Об учителях и украинском наследии

Ольга: Есть ли у вас учителя? Можете назвать кого-то из творческих людей, чье творчество просто вдохновило или может это конкретные люди, о которых вы можете сказать, что в какой-то степени вы их ученица.

Нина: Ну конечно, все учителя, у которых я училась. Это Виктор Гонтаров, монументалист роскошный и мастер станковой картины, мастер эпатажа, перформанса. И распития горячительных напитков.

Ольга: Он всему вас научил? И этому тоже?

Нина: Да, а как же. Виталий Куликов – это, на мой взгляд, изысканнейший мастер рисунка. У него была такая глубина и он не стеснялся и не жалел ее отдавать. Огромная библиотека, колоссальная классическая музыка. И он любил женщин, так что с ним было очень приятно беседовать.
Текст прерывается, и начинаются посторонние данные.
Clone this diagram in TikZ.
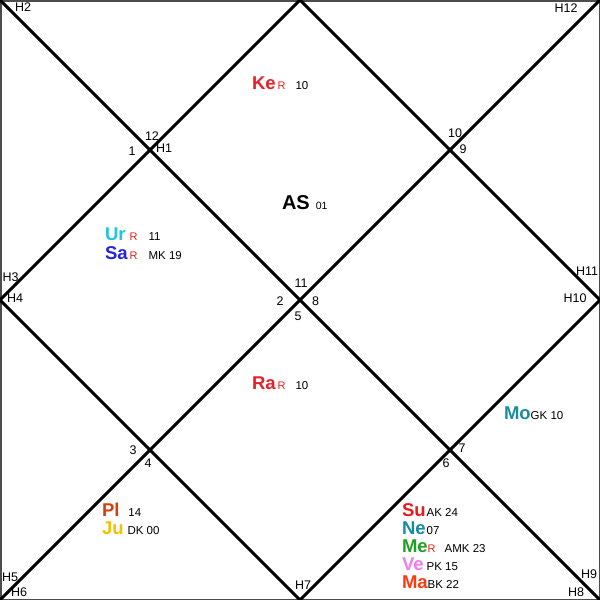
\documentclass[tikz,border=0pt]{standalone}
\usepackage{fontspec}
\setmainfont{Liberation Sans}
\definecolor{keRed}{HTML}{E8202A}
\definecolor{raRed}{HTML}{E8202A}
\definecolor{urCyan}{HTML}{20C4E4}
\definecolor{saBlue}{HTML}{2424E0}
\definecolor{moTeal}{HTML}{1A8E9E}
\definecolor{plRed}{HTML}{D2400E}
\definecolor{juGold}{HTML}{F2C200}
\definecolor{suRed}{HTML}{F01818}
\definecolor{neTeal}{HTML}{168C9C}
\definecolor{meGreen}{HTML}{22A022}
\definecolor{vePink}{HTML}{F07CF0}
\definecolor{maRed}{HTML}{FF3A10}
\definecolor{retroRed}{HTML}{F02020}
\newcommand{\planet}[2]{{\color{#1}\fontsize{18.5}{18.5}\selectfont\bfseries #2}}
\newcommand{\retro}{{\color{retroRed}\fontsize{11}{11}\selectfont R}}
\newcommand{\degr}[1]{{\fontsize{11.5}{11.5}\selectfont #1}}
\begin{document}
\begin{tikzpicture}[x=1pt,y=-1pt,
  chartline/.style={line width=3pt,black},
  entry/.style={anchor=base west,inner sep=0pt,outer sep=0pt},
  houseno/.style={inner sep=0pt,font=\fontsize{12.5}{12.5}\selectfont}]
\useasboundingbox (0,0) rectangle (600,600);
% corners and mid points
\coordinate (tl) at (0,0);
\coordinate (tr) at (600,0);
\coordinate (bl) at (0,600);
\coordinate (br) at (600,600);
\coordinate (tm) at (300,0);
\coordinate (rm) at (600,300);
\coordinate (bm) at (300,600);
\coordinate (lm) at (0,300);
\fill[white] (tl) rectangle (br);
\draw[line width=1.5pt,gray!60!black] (0.75,0.75) rectangle (599.25,599.25);
\draw[chartline] (tl) -- (br);
\draw[chartline] (tr) -- (bl);
\draw[chartline] (tm) -- (rm) -- (bm) -- (lm) -- cycle;
% house numbers
\node[houseno] (n12) at (152,136) {12};
\node[houseno] (n1) at (132,151.5) {1};
\node[houseno] (h1) at (164,148) {H1};
\node[houseno] (n10) at (455,133) {10};
\node[houseno] (n9) at (463,149) {9};
\node[houseno] (n11) at (301,283) {11};
\node[houseno] (n2) at (280,301) {2};
\node[houseno] (n8) at (315.5,301) {8};
\node[houseno] (n5) at (298,316.5) {5};
\node[houseno] (n3) at (133,450) {3};
\node[houseno] (n4) at (148,463) {4};
\node[houseno] (n7) at (462,448) {7};
\node[houseno] (n6) at (446,463) {6};
\node[houseno] (h2) at (23,7.5) {H2};
\node[houseno] (h12) at (566,8.5) {H12};
\node[houseno] (h3) at (10.5,277.5) {H3};
\node[houseno] (h4) at (15,298) {H4};
\node[houseno] (h11) at (587,271) {H11};
\node[houseno] (h10) at (575,298) {H10};
\node[houseno] (h5) at (10,577) {H5};
\node[houseno] (h6) at (19,592) {H6};
\node[houseno] (h7) at (303,585) {H7};
\node[houseno] (h8) at (576,592) {H8};
\node[houseno] (h9) at (589,574) {H9};
% ascendant
\node[entry] (as) at (282,209) {{\fontsize{20}{20}\selectfont\bfseries AS}\hspace{6pt}{\fontsize{10.5}{10.5}\selectfont 01}};
% planets
\node[entry] (ke) at (252,89.5) {\planet{keRed}{Ke}\hspace{2pt}\retro\hspace{10pt}\degr{10}};
\node[entry] (ur) at (105,240) {\planet{urCyan}{Ur}\hspace{4pt}\retro\hspace{11pt}\degr{11}};
\node[entry] (sa) at (105,259) {\planet{saBlue}{Sa}\hspace{2pt}\retro\hspace{11pt}\degr{MK 19}};
\node[entry] (ra) at (252,389.5) {\planet{raRed}{Ra}\hspace{2pt}\retro\hspace{10pt}\degr{10}};
\node[entry] (mo) at (504,419) {\planet{moTeal}{Mo}\degr{GK 10}};
\node[entry] (pl) at (102,516) {\planet{plRed}{Pl}\hspace{9pt}\degr{14}};
\node[entry] (ju) at (102,534.5) {\planet{juGold}{Ju}\hspace{4pt}\degr{DK 00}};
\node[entry] (su) at (402,516.5) {\planet{suRed}{Su}\hspace{1pt}\degr{AK 24}};
\node[entry] (ne) at (402,534.5) {\planet{neTeal}{Ne}\hspace{1pt}\degr{07}};
\node[entry] (me) at (402,552.5) {\planet{meGreen}{Me}\retro\hspace{9pt}\degr{AMK 23}};
\node[entry] (ve) at (402,570.5) {\planet{vePink}{Ve}\hspace{3pt}\degr{PK 15}};
\node[entry] (ma) at (402,588.5) {\planet{maRed}{Ma}\degr{BK 22}};
\end{tikzpicture}
\end{document}
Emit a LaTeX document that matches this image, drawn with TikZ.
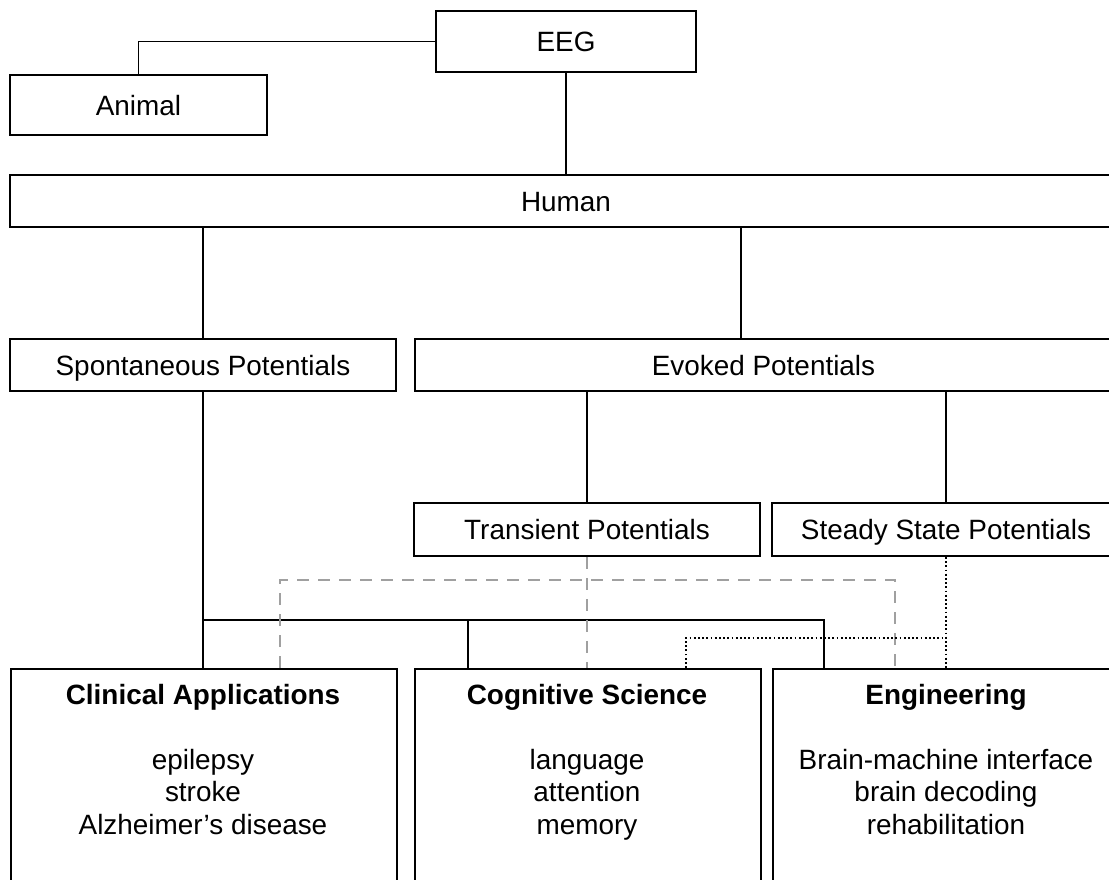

Потом я вступаю постоянно в диалоги с мастерами, которые мне близки. Один из них – Готфрид Хельнвайн, австрийский художник, работающий с медиа-арт в публичном пространстве. Режиссеры Роберт Вилсон, который получил образование как архитектор и сейчас работает с современным театром, Андрей Жолдак, на котором я выросла здесь, в Харькове...

Вероника: В целом, важно ли себя позиционировать как художника, который принадлежит к какой-то стране?

Нина: В моем творчестве прослеживается влияние украинской фольклорной традиции, бурлеска.
Колорит опять же, он очень страстный. Например, где-то в Финляндии или в Японии, может, такое и могло произойти – развитие колорита, пластики, ритмики… Но логичнее всего, что это произошло на пути Нины Мурашкиной здесь, в Украине. Потому что, видя Марию Примаченко, Ганну Собачко, бойчукистов и в то же время учась копировать ранний итальянский ренессанс, греческую вазопись, индийскую миниатюру, японскую гравюру, все это перемешивается. Но! Украинский стержень остается, поэтому в моем случае – да. Здесь такое синтетическое повествование о том, как украинские традиции наслаиваются на другой генетический код и поэтому для исследователя это важно знать.

Я причисляю себя к украинским художникам и очень этим довольна, потому что наследие большое в Украине и нельзя его отрицать, нельзя его не любить.